Still, even that won’t be enough. There’s one more thing—and here we get closer to my area of real expertise. I mentioned before that public policy can’t, by itself, fix what’s wrong with our health care system. But that doesn’t mean it can’t or won’t play a big role. If the last few years are indicative, we’re going to be arguing about health care policy for a long time.
That’s a good thing. It’s a cliché to say we have too much bickering in American politics but I don’t think that’s quite right. These are important questions, involving some of our most cherished values. We should argue about them—loudly, vigorously, relentlessly. But we should argue about them intelligently, or at least more intelligently than we have. A recent survey by the Kaiser Family Foundation showed that the majority of Americans don’t actually know what’s in the new health care law. If we don't even know what's in the law, how can we possibly know what to think of it?
Blame the politicians if you want. Or blame the media if you prefer. People hate us almost as much as they hate lawyers. But there’s only so much we can do. Just like pharmacists can’t make people take their medicine and therapists can’t make people do their exercises, journalists and elected officials can’t make people pay attention to the facts.
Of course, many people don’t have time to learn the facts. They’re busy making a living, feeding the kids, keeping the house—and it’s damn near impossible to remember who said what about which bill. But somebody has to do it and, I’m afraid, that somebody has to include you
...because you actually understand how the health care system works.
...because you have influence, via the friends and neighbors and customers and patients who will ask you what you think.
...and because the feedback you give, directly and indirectly, will help the people making policy in Washington—or, in my case, writing about it.
So pay attention: Read a daily newspaper or do what the kids do and follow some good RSS feeds. Listen to long-form radio shows and crack open a book once in a while.
And while you’re doing that, keep an open mind. If you’re a liberal, turn on Fox News and read the Wall Street Journal editorial page. If you’re a conservative, turn on Jon Stewart or read Paul Krugman. Or, better still, read me.

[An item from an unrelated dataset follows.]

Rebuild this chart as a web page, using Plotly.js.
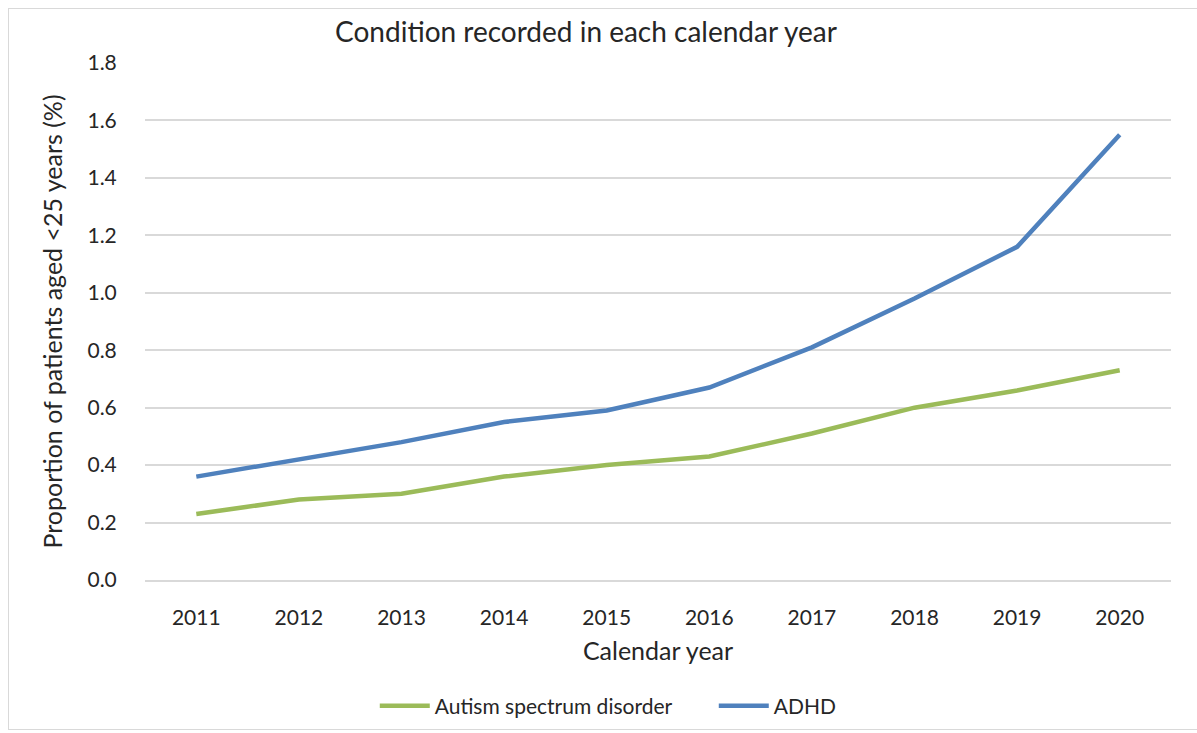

At worst, you’ll hear nonsense that will strengthen your convictions. At best, you’ll hear things that cause you to re-examine some of your own positions—and lead you to better understanding of other people, even if you don’t agree with them.
Have I scared you? Have I challenged you? I hope I've done both. I know most of you figured you were headed to careers in the private sector. You are. You're also being drafted into public service.
It's a heavy burden—one unique to your time and your chosen professions. But it is also an opportunity.
You don't just get to heal your patients. You get to your heal your country.
Thank you, good luck, and congratulations.